It's different here in Malawi. Instead of oak and maple trees, we have jacaranda and acacia. Instead of robins and bluejays we have mouse birds and kingfishers. Monkeys, not squirrels, steal the corn from our garden and if there is a snake in the garden, chances are it's not harmless.
Factoid: 90% of the snakes found in Africa are poisonous.
We have seen snakes on the road and snakes on the path. Friends have reported snakes dropping from trees in their yard and even a snake dropping from a ceiling rafter into the bedroom. But we never, ever spotted one of these venomous vermin in OUR yard.....
until last night.
True, we had a small snake in the house at Christmas time, and another on the porch last week. Paul removed their heads with a big kitchen knife just to be safe. But they were not poisonous.
Last night was different.
About 8 pm we were sitting in the living room when the guard rapped on the gate with his keys. This usually means he wants tea leaves, or T.P., or some other something of little consequence. I sighed. “What now?” But when Paul went to the door he immediately called to me. “You gotta see this!”

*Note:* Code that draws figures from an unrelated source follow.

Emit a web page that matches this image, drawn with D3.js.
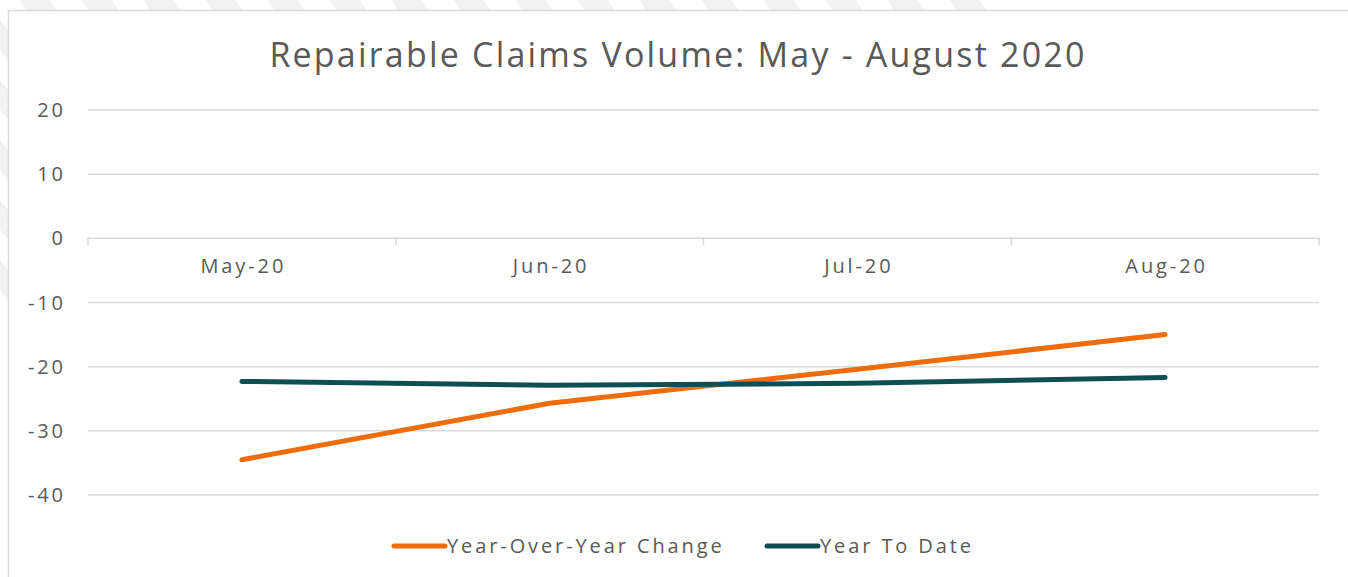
<!DOCTYPE html>
<html><head><meta charset="utf-8">
<script src="https://cdn.jsdelivr.net/npm/d3@7"></script>
<style>body{margin:0;background:#fff;}svg{display:block;font-family:"Open Sans",sans-serif;}</style>
</head><body><svg id="c" width="1348" height="577"></svg>
<script>
const categories = ["May-20","Jun-20","Jul-20","Aug-20"];
const yoyValues = [-34.5, -25.7, -20.4, -15.0];
const ytdValues = [-22.3, -22.9, -22.6, -21.7];
const yTicks = [20, 10, 0, -10, -20, -30, -40];
const seriesNames = ["Year-Over-Year Change", "Year To Date"];
const seriesColors = ["#EE6C0A", "#0F4E53"];
const title = "Repairable Claims Volume: May - August 2020";

const svg = d3.select("#c");
const LS = 2.9;
// faint background stripes
const bg = svg.append("g");
for (let i = 0; i < 16; i++) {
  const x0 = 20 + i * 62;
  bg.append("path").attr("d", `M${x0},0 L${x0+30},0 L${x0+36},10 L${x0+6},10 Z`).attr("fill", "#f2f2f2");
}
for (let i = 0; i < 5; i++) {
  const y0 = 20 + i * 60;
  bg.append("path").attr("d", `M0,${y0} L8,${y0+10} L8,${y0+40} L0,${y0+30} Z`).attr("fill", "#f2f2f2");
}
svg.append("rect").attr("x", 8.5).attr("y", 10.5).attr("width", 1345).attr("height", 580)
  .attr("fill", "#fff").attr("stroke", "#d9d9d9").attr("stroke-width", 1.5);

const left = 88, right = 1319;
const x = d3.scaleBand().domain(categories).range([left, right]);
const y = d3.scaleLinear().domain([-40, 20]).range([495, 110]);

svg.append("text").attr("x", 678).attr("y", 67).attr("text-anchor", "middle")
  .attr("font-size", 34).attr("letter-spacing", 2.2).attr("fill", "#595959").text(title);

// gridlines
svg.append("g").selectAll("line").data(yTicks.filter(d => d !== 0)).join("line")
  .attr("x1", left).attr("x2", right).attr("y1", d => y(d)).attr("y2", d => y(d))
  .attr("stroke", "#d9d9d9").attr("stroke-width", 1.5);

// y labels
svg.append("g").selectAll("text").data(yTicks).join("text")
  .attr("x", 63 + LS).attr("y", d => y(d) + 7).attr("text-anchor", "end")
  .attr("font-size", 20).attr("letter-spacing", LS).attr("fill", "#595959").text(d => d);

// zero axis with category ticks
const xAxis = d3.axisBottom(x).tickSize(0).tickPadding(20);
const ax = svg.append("g").attr("transform", `translate(0,${y(0)})`).call(xAxis);
ax.select(".domain").attr("stroke", "#d9d9d9").attr("stroke-width", 1.5)
  .attr("d", `M${left},7V0H${right}V7`);
ax.selectAll(".tick text").attr("font-size", 20).attr("fill", "#595959")
  .attr("letter-spacing", LS).attr("dx", LS / 2).attr("font-family", "Open Sans, sans-serif");
const bounds = categories.slice(1).map(c => x(c));
ax.selectAll(".bnd").data(bounds).join("line").attr("class", "bnd")
  .attr("x1", d => d).attr("x2", d => d).attr("y1", 0).attr("y2", 7)
  .attr("stroke", "#d9d9d9").attr("stroke-width", 1.5);

const line = d3.line().x((d, i) => x(categories[i]) + x.bandwidth() / 2).y(d => y(d));
[yoyValues, ytdValues].forEach((vals, i) => {
  svg.append("path").datum(vals).attr("d", line).attr("fill", "none")
    .attr("stroke", seriesColors[i]).attr("stroke-width", 5).attr("stroke-linecap", "round").attr("stroke-linejoin", "round");
});

// legend
const legX = [394, 767];
seriesNames.forEach((n, i) => {
  svg.append("line").attr("x1", legX[i]).attr("x2", legX[i] + 51).attr("y1", 546).attr("y2", 546)
    .attr("stroke", seriesColors[i]).attr("stroke-width", 5).attr("stroke-linecap", "round");
  svg.append("text").attr("x", legX[i] + 53).attr("y", 553).attr("font-size", 20)
    .attr("letter-spacing", LS).attr("fill", "#595959").text(n);
});
</script></body></html>
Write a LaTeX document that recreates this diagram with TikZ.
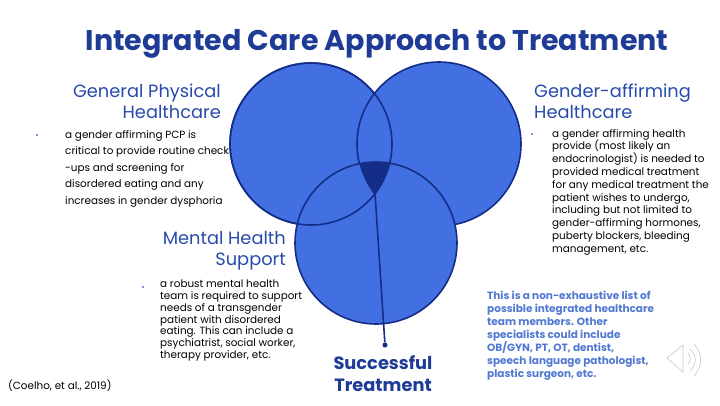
\documentclass[tikz,border=0pt]{standalone}
\usepackage{fontspec}
\setmainfont{Poppins}
\definecolor{ttl}{RGB}{30,60,150}
\definecolor{cfill}{RGB}{66,112,226}
\definecolor{cline}{RGB}{20,45,135}
\definecolor{note}{RGB}{80,120,210}
\definecolor{head}{RGB}{40,75,170}
\definecolor{bul}{RGB}{120,150,220}
\begin{document}
\begin{tikzpicture}[x=1pt,y=-1pt,
  circ/.style={fill=cfill,draw=cline,line width=1.6pt},
  headr/.style={font=\fontsize{17.8}{21}\selectfont,text=head,align=right,inner sep=0},
  headl/.style={font=\fontsize{17.8}{21}\selectfont,text=head,align=left,inner sep=0},
  body/.style={font=\fontsize{10.4}{16.5}\selectfont,align=left,inner sep=0,anchor=north west},
  bullet/.style={fill=bul,minimum size=2.5pt,inner sep=0}]
\useasboundingbox (0,0) rectangle (720,405);
\node[font=\bfseries\fontsize{28.5}{30}\selectfont,text=ttl] (title) at (377,44) {Integrated Care Approach to Treatment};
\path[circ] (311,144) circle (81);
\path[circ] (439,144) circle (82);
\path[circ] (376,243) circle (81);
\draw[cline,line width=1.6pt] (311,144) circle (81);
\begin{scope}
\clip (311,144) circle (81);
\clip (439,144) circle (82);
\fill[cline] (376,243) circle (81);
\end{scope}
\node[headr,anchor=north east] (gp) at (221,84) {General Physical\\Healthcare};
\node[bullet] (b1) at (37,135) {};
\node[body] (t1) at (65,130) {a gender affirming PCP is\\critical to provide routine check\\-ups and screening for\\disordered eating and any\\increases in gender dysphoria};
\node[headl,anchor=north west] (ga) at (534,84) {Gender-affirming\\Healthcare};
\node[bullet] (b2) at (532,134) {};
\node[body,font=\fontsize{10.4}{12.8}\selectfont] (t2) at (552,129) {a gender affirming health\\provide (most likely an\\endocrinologist) is needed to\\provided medical treatment\\for any medical treatment the\\patient wishes to undergo,\\including but not limited to\\gender-affirming hormones,\\puberty blockers, bleeding\\management, etc.};
\node[headr,anchor=north east] (mh) at (286,231) {Mental Health\\Support};
\node[bullet] (b3) at (143,287) {};
\node[body,font=\fontsize{10.4}{11.7}\selectfont] (t3) at (160,280) {a robust mental health\\team is required to support\\needs of a transgender\\patient with disordered\\eating. This can include a\\psychiatrist, social worker,\\therapy provider, etc.};
\node[body,anchor=west] (cite) at (8,386) {(Coelho, et al., 2019)};
\coordinate (top) at (375,193);
\node[circle,fill=cline,minimum size=5pt,inner sep=0] (dot) at (385,345) {};
\draw[cline,line width=1.6pt] (top) -- (dot);
\node[font=\bfseries\fontsize{17.8}{22}\selectfont,text=ttl,align=center] (st) at (383,374) {Successful\\Treatment};
\node[body,font=\bfseries\fontsize{10.5}{13}\selectfont,text=note] (nt) at (487,291) {This is a non-exhaustive list of\\possible integrated healthcare\\team members. Other\\specialists could include\\OB/GYN, PT, OT, dentist,\\speech language pathologist,\\plastic surgeon, etc.};
\draw[gray!45,line width=0.6pt] (683,345) -- (667,358) -- (683,372) -- cycle;
\draw[gray!45,line width=0.6pt] (688,353) .. controls (691,356) and (691,361) .. (688,364);
\draw[gray!45,line width=0.6pt] (690,349) .. controls (697,356) and (697,364) .. (690,371);
\draw[gray!45,line width=0.6pt] (694,344) .. controls (703,354) and (703,366) .. (694,376);
\end{tikzpicture}
\end{document}
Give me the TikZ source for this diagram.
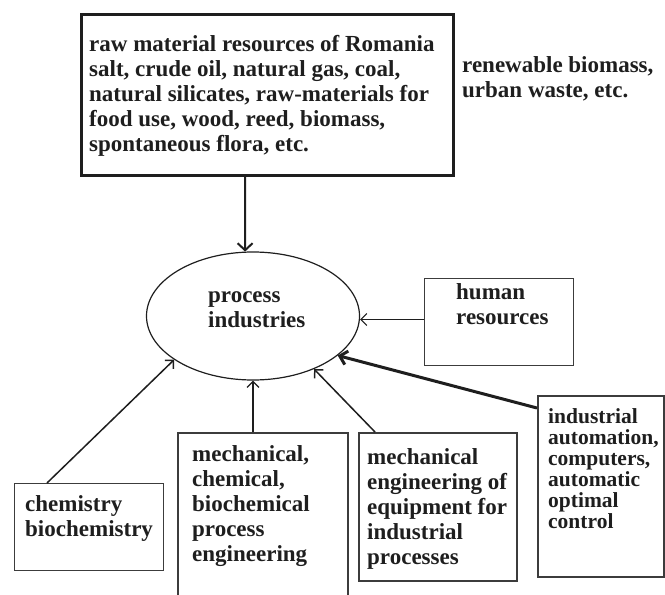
\documentclass[tikz,border=0pt]{standalone}
\usepackage{fontspec}
\setmainfont{Liberation Serif}
\usetikzlibrary{arrows.meta,calc,shapes.geometric}
\definecolor{ink}{HTML}{1E1E1E}
\definecolor{frame}{HTML}{3C3C3C}
\tikzset{
  box/.style={draw=frame, line width=1.3pt, anchor=north west, inner sep=0pt},
  txt/.style={anchor=north west, align=left, inner sep=0pt, text=ink,
    font=\bfseries\fontsize{23}{25}\selectfont, execute at begin node=\strut},
  arr/.style={draw=ink, line width=1.2pt, -{Straight Barb[length=6pt,width=12pt]}},
}
\begin{document}
\begin{tikzpicture}[x=1pt,y=-1pt]
\clip (0,0) rectangle (665,595);

% resources
\node[box, draw=ink, line width=3pt, minimum width=372pt, minimum height=161pt] (raw) at (80,13) {};
\node[txt] (rawtxt) at (89,35) {raw material resources of Romania\\salt, crude oil, natural gas, coal,\\natural silicates, raw-materials for\\food use, wood, reed, biomass,\\spontaneous flora, etc.};
\node[txt] (renew) at (462,56) {renewable biomass,\\urban waste, etc.};

% centre
\node[ellipse, draw=ink, line width=1.2pt, minimum width=213pt, minimum height=128pt, inner sep=0pt] (proc) at (253,316) {};
\node[txt] (proctxt) at (208,291) {process\\industries};

% inputs
\node[box, line width=1pt, minimum width=149pt, minimum height=87pt] (hum) at (424,278) {};
\node[txt] (humtxt) at (456,283) {human\\resources};

\node[box, minimum width=149pt, minimum height=87pt] (chem) at (14,483) {};
\node[txt] (chemtxt) at (25,495) {chemistry\\biochemistry};

\node[box, line width=1.5pt, minimum width=170pt, minimum height=200pt] (mcb) at (177,432) {};
\node[txt] (mcbtxt) at (192,445) {mechanical,\\chemical,\\biochemical\\process\\engineering};

\node[box, line width=1.5pt, minimum width=158pt, minimum height=148pt] (meq) at (358,432) {};
\node[txt] (meqtxt) at (367,448) {mechanical\\engineering of\\equipment for\\industrial\\processes};

\node[box, line width=1.5pt, minimum width=126pt, minimum height=181pt] (aut) at (537,395) {};
\node[txt, font=\bfseries\fontsize{21.5}{21}\selectfont] (auttxt) at (548,408) {industrial\\automation,\\computers,\\automatic\\optimal\\control};

% arrows
\draw[arr, line width=2pt, -{Straight Barb[length=7pt,width=15pt]}] ($(raw.south west)+(165,0)$) -- (proc.97);
\draw[arr, line width=1pt] ($(hum.west)+(0,-2.5)$) -- ($(hum.west -| proc.east)+(0,-2.5)$);
\draw[arr, line width=1.5pt] ($(chem.north west)+(33,0)$) -- (proc.209);
\draw[arr] (mcb.north -| proc.south) -- (proc.south);
\draw[arr, line width=1.5pt] ($(meq.north west)+(17,0)$) -- (proc.319);
\draw[arr, line width=3pt, -{Straight Barb[length=7pt,width=14pt]}] ($(aut.north west)+(0,13)$) -- (proc.335);
\end{tikzpicture}
\end{document}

There, dangling from the end of a long branch held by our guard, was a 2 foot long, deadly snake. The guard had killed it with a brick as it was making it's way down the driveway. OUR driveway. Towards OUR house. Just seeing the limp corpse gave me the heebee geebees!
Rainy season saturates the earth so snakes can't go into their holes like they usually do. The result is they are more apt to be out and about, especially at night. They hide in grass and bushes, hang from trees and generally terrorize the psyche of the children of Eve. I try not to think about it.
This morning, when our gardener talked to the night guards, he got thoroughly spooked and nearly turned white. As we left for work he was energetically cutting all the bushes and trimming all the trees near the snake's site of death. The last time he got this energetic was when the guards next door killed three snakes (count 'em—3 big ones) in one night.
At our home here in Malawi we go to great lengths to keep out intruders. There are bars on all the windows and doors. Our yard is completely fenced-in with a locked gate. An Emergency Response Service is prepared to send a crack team of professionals within 15 minutes of being summoned. And we have 2 guards on duty every night.
But none of these precautions are guaranteed to stop a snake in the grass.
God bless our guards.
And our gardener. We will return to our freshly trimmed yard and hope we don't have a repeat of last night's near security breach.